When is this a poor fit?
Skip it if your goal is IOC-only enrichment, malware reverse engineering, or unrelated threat hunting. It is also a weak fit when the source material is too thin to justify ATT&CK mappings, because overconfident technique attribution will reduce report quality.
Does it work across enterprise, mobile, and ICS?
Yes, but the best fit depends on your source material and reporting target. If you are analyzing a campaign with no clear platform context, start with the matrix that matches the evidence before expanding outward.
How to Improve analyzing-threat-actor-ttps-with-mitre-attack skill
Give evidence before conclusions
The biggest quality boost comes from giving raw behaviors, not just labels. Include phrases like “PowerShell download cradle,” “scheduled task persistence,” or “LDAP discovery from a domain-joined host” so the skill can map to specific techniques and sub-techniques instead of broad guesses.

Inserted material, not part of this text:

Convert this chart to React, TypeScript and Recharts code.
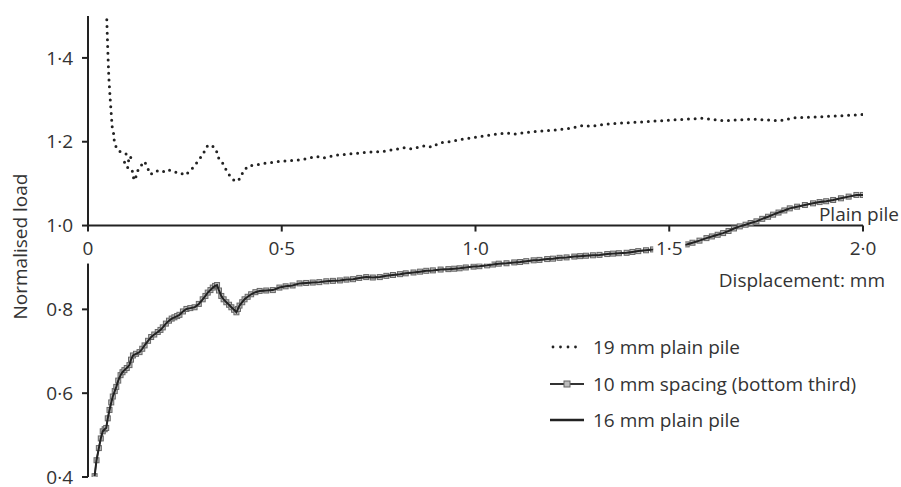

Ask for uncertainty and alternatives
When evidence is incomplete, request confidence levels and alternative mappings. For example: “List the top ATT&CK technique candidate, a fallback candidate, and the evidence needed to confirm each one.” This is especially useful for ambiguous analyzing-threat-actor-ttps-with-mitre-attack outputs.
Match the report to the decision
If you need detection engineering, ask for prioritized gaps and telemetry sources. If you need executive threat modeling, ask for tactic-level summary and business impact. If you need investigation support, ask for a step-by-step mapping table from behavior to technique to evidence.
Iterate using the first layer
After the first pass, refine by adding missing context: platform, identity system, cloud service, malware family, or timeline. Then ask the skill to tighten the ATT&CK mapping, remove weak technique claims, and re-rank the detection gaps.